# [Given information]
— START —
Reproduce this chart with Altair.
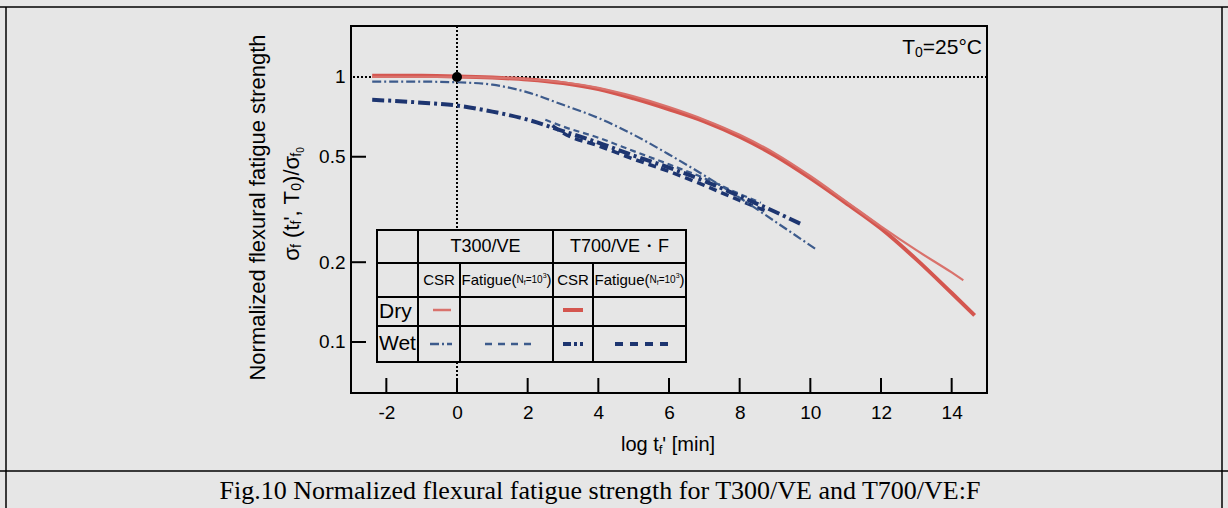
import altair as alt
import pandas as pd

# ---------------- data ----------------
x_t300_dry = [-2.4, -1, 0, 1, 2, 3, 4, 5, 6, 7, 8, 9, 10, 11, 12, 13, 14, 14.33]
y_t300_dry = [1.0, 1.0, 1.0, 0.995, 0.98, 0.955, 0.91, 0.845, 0.77, 0.69, 0.605, 0.515, 0.423, 0.34, 0.273, 0.222, 0.183, 0.171]

x_t700_dry = [-2.4, -1, 0, 1, 2, 3, 4, 5, 6, 7, 8, 9, 10, 11, 12, 13, 14, 14.65]
y_t700_dry = [1.01, 1.01, 1.005, 0.995, 0.978, 0.948, 0.90, 0.83, 0.755, 0.68, 0.595, 0.505, 0.415, 0.335, 0.268, 0.205, 0.153, 0.126]

x_t300_wet_csr = [-2.4, -1, 0, 1, 2, 3, 4, 5, 6, 7, 8, 9, 10.2]
y_t300_wet_csr = [0.96, 0.96, 0.955, 0.935, 0.875, 0.785, 0.70, 0.605, 0.51, 0.425, 0.35, 0.285, 0.222]

x_t700_wet_csr = [-2.4, -1, 0, 1, 2, 3, 4, 5, 6, 7, 8, 9, 9.8]
y_t700_wet_csr = [0.82, 0.80, 0.78, 0.74, 0.69, 0.625, 0.565, 0.505, 0.455, 0.405, 0.355, 0.31, 0.276]

x_t300_wet_fat = [2.5, 3, 4, 5, 6, 7, 8, 8.6]
y_t300_wet_fat = [0.69, 0.65, 0.59, 0.525, 0.468, 0.415, 0.362, 0.335]

x_t700_wet_fat = [2.7, 3, 4, 5, 6, 7, 8, 8.8]
y_t700_wet_fat = [0.655, 0.615, 0.55, 0.49, 0.44, 0.39, 0.342, 0.31]

x_ticks = [-2, 0, 2, 4, 6, 8, 10, 12, 14]
y_ticks = [0.1, 0.2, 0.5, 1]
x_domain = [-3, 15]
y_domain = [0.0642, 1.557]

# ---------------- styling ----------------
FONT = "Liberation Sans"
SERIF = "Liberation Serif"
BG = "#e6e6e6"
RED_THIN = "#d9726c"
RED_THICK = "#d4564f"
BLUE_THIN = "#3d5b8c"
BLUE_THICK = "#1d3570"
W, H = 636, 367
LEFT, TOP = 351, 26
DUMMY = pd.DataFrame({"d": [0]})

xs = alt.Scale(domain=x_domain, nice=False, zero=False)
ys = alt.Scale(type="log", domain=y_domain, nice=False)

x_axis = alt.Axis(values=x_ticks, ticks=False, domain=False, grid=False, labelFontSize=19,
                  labelFont=FONT, labelColor="black", labelPadding=10, title=None,
                  labelFlush=False, labelOverlap=False, labelExpr="'' + datum.value")
y_axis = alt.Axis(values=y_ticks, ticks=False, domain=False, grid=False, labelFontSize=19,
                  labelFont=FONT, labelColor="black", labelPadding=6, title=None,
                  labelOverlap=False,
                  labelExpr="datum.value >= 1 ? '1' : format(datum.value, '.1f')")

AW = {' ': .278, '(': .333, ')': .333, "'": .191, ',': .278, '/': .278, '=': .584,
      '[': .278, ']': .278, '°': .4, 'C': .722, 'F': .611, 'N': .722, 'T': .611,
      'a': .556, 'e': .556, 'f': .278, 'g': .556, 'i': .222, 'l': .222, 'm': .833,
      'n': .556, 'o': .556, 't': .278, 'u': .556, 'σ': .58}


def tw(s, size):
    return sum(AW.get(c, .556) for c in s) * size


def pieces(parts, x, y, align="left", angle=0, font=FONT, color="black"):
    total = sum(tw(t, s) for t, s, d in parts)
    cum = 0 if align == "left" else (-total / 2 if align == "center" else -total)
    out = []
    for t, s, d in parts:
        lead = tw(t[:len(t) - len(t.lstrip(" "))], s)
        shown = t.strip(" ")
        if angle == 0:
            px, py = x + cum + lead, y + d
        else:
            px, py = x + d, y - cum - lead
        out.append(alt.Chart(DUMMY).mark_text(text=shown, fontSize=s, font=font, color=color,
                                              align="left", baseline="middle", angle=angle)
                   .encode(x=alt.value(px), y=alt.value(py)))
        cum += tw(t, s)
    return out


def label(t, x, y, size, align="center", font=FONT, angle=0):
    return alt.Chart(DUMMY).mark_text(text=t, fontSize=size, font=font, color="black",
                                      align=align, baseline="middle", angle=angle).encode(
        x=alt.value(x), y=alt.value(y))


def prule(x1, y1, x2, y2, color="black", width=2, dash=None):
    kw = dict(color=color, strokeWidth=width)
    if dash:
        kw["strokeDash"] = dash
    return alt.Chart(DUMMY).mark_rule(**kw).encode(
        x=alt.value(x1), y=alt.value(y1), x2=alt.value(x2), y2=alt.value(y2))


def curve(xv, yv, color, width, dash=None):
    kw = dict(color=color, strokeWidth=width, interpolate="monotone")
    if dash:
        kw["strokeDash"] = dash
    return alt.Chart(pd.DataFrame({"x": xv, "y": yv})).mark_line(**kw).encode(
        x=alt.X("x:Q", scale=xs, axis=x_axis), y=alt.Y("y:Q", scale=ys, axis=y_axis))


layers = []

# reference dotted lines
layers.append(alt.Chart(pd.DataFrame({"y": [1]})).mark_rule(color="black", strokeWidth=2, strokeDash=[2, 2]).encode(
    y=alt.Y("y:Q", scale=ys, axis=y_axis)))
layers.append(alt.Chart(pd.DataFrame({"x": [0]})).mark_rule(color="black", strokeWidth=2, strokeDash=[2, 2]).encode(
    x=alt.X("x:Q", scale=xs, axis=x_axis)))

# inward ticks
layers.append(alt.Chart(pd.DataFrame({"v": x_ticks})).mark_rule(color="black", strokeWidth=2).encode(
    x=alt.X("v:Q", scale=xs, axis=x_axis), y=alt.value(H), y2=alt.value(H - 15)))
layers.append(alt.Chart(pd.DataFrame({"v": y_ticks[:-1]})).mark_rule(color="black", strokeWidth=2).encode(
    y=alt.Y("v:Q", scale=ys, axis=y_axis), x=alt.value(0), x2=alt.value(15)))

# curves
layers.append(curve(x_t300_wet_fat, y_t300_wet_fat, BLUE_THIN, 2.2, [6, 4]))
layers.append(curve(x_t700_wet_fat, y_t700_wet_fat, BLUE_THICK, 3.5, [8, 5]))
layers.append(curve(x_t300_wet_csr, y_t300_wet_csr, BLUE_THIN, 2.2, [9, 3, 2, 3]))
layers.append(curve(x_t700_wet_csr, y_t700_wet_csr, BLUE_THICK, 4, [12, 4, 3, 4]))
layers.append(curve(x_t700_dry, y_t700_dry, RED_THICK, 4))
layers.append(curve(x_t300_dry, y_t300_dry, RED_THIN, 2.2))

# reference point
layers.append(alt.Chart(pd.DataFrame({"x": [0], "y": [1]})).mark_point(
    filled=True, color="black", size=100, opacity=1).encode(
    x=alt.X("x:Q", scale=xs, axis=x_axis), y=alt.Y("y:Q", scale=ys, axis=y_axis)))

# T0 annotation
layers += pieces([("T", 21, 0), ("0", 14, 5), ("=25°C", 21, 0)], 631, 22, align="right")

# legend table
layers.append(alt.Chart(DUMMY).mark_rect(fill=BG, stroke="black", strokeWidth=2).encode(
    x=alt.value(26), x2=alt.value(335), y=alt.value(204), y2=alt.value(336)))
for yy in [237, 271, 300]:
    layers.append(prule(26, yy, 335, yy))
for xx in [67, 202]:
    layers.append(prule(xx, 204, xx, 336))
for xx in [109, 242]:
    layers.append(prule(xx, 237, xx, 336))
layers.append(label("T300/VE", 134.5, 220.5, 18))
layers.append(label("T700/VE・F", 268.5, 220.5, 18))
layers.append(label("CSR", 88, 254, 15))
layers.append(label("CSR", 222, 254, 15))
fat_parts = [("Fatigue(", 15, 0), ("N", 10, 0), ("f", 7, 3), ("=10", 10, 0), ("3", 7, -4), (")", 15, 0)]
layers += pieces(fat_parts, 155.5, 254, align="center")
layers += pieces(fat_parts, 288.5, 254, align="center")
layers.append(label("Dry", 28, 285.5, 21, align="left"))
layers.append(label("Wet", 28, 318, 21, align="left"))
layers.append(prule(82, 284, 100, 284, RED_THIN, 2.5))
layers.append(prule(212, 284, 232, 284, RED_THICK, 4))
layers.append(prule(79, 318, 101, 318, BLUE_THIN, 2.5, [9, 3, 2, 3]))
layers.append(prule(134, 318, 184, 318, BLUE_THIN, 2.5, [7, 6]))
layers.append(prule(212, 318, 232, 318, BLUE_THICK, 4, [8, 3, 3, 3]))
layers.append(prule(264, 318, 321, 318, BLUE_THICK, 4, [8, 7]))

# axis titles
layers += pieces([("log t", 20, 0), ("f", 13, 5), ("' [min]", 20, 0)], 317, 419, align="center")
layers.append(label("Normalized flexural fatigue strength", -93, 181.5, 22, angle=270))
layers += pieces([("σ", 22, 0), ("f", 14, 5), (" (t", 22, 0), ("f", 14, 5), ("', T", 22, 0),
                  ("0", 14, 5), (")/σ", 22, 0), ("f", 14, 5), ("0", 10, 9)],
                 -59, 178, align="center", angle=270)

# page frame and caption
layers.append(prule(-351, -19, 877, -19, "black", 1.5))
layers.append(prule(-345, -19, -345, 482, "black", 1.5))
layers.append(prule(871, -19, 871, 482, "black", 1.5))
layers.append(prule(-351, 445, 877, 445, "black", 1.5))
layers.append(label("Fig.10 Normalized flexural fatigue strength for T300/VE and T700/VE:F",
                    249, 465, 26, font=SERIF))

chart = alt.layer(*layers).properties(
    width=W, height=H,
    padding={"left": LEFT, "top": TOP, "right": 1228 - LEFT - W, "bottom": 508 - TOP - H},
    autosize=alt.AutoSizeParams(type="none"),
).configure(background=BG).configure_view(stroke="black", strokeWidth=2, fill=BG)

chart.save("out.html", embed_options={"renderer": "svg", "actions": False})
— END —
# [Work to be completed]
Leave out any pictures, please, and quote only the lines from the top of the data through the line that contains "import pandas as pd".

# [Response to this exercise]
Reproduce this chart with Altair.
import altair as alt
import pandas as pd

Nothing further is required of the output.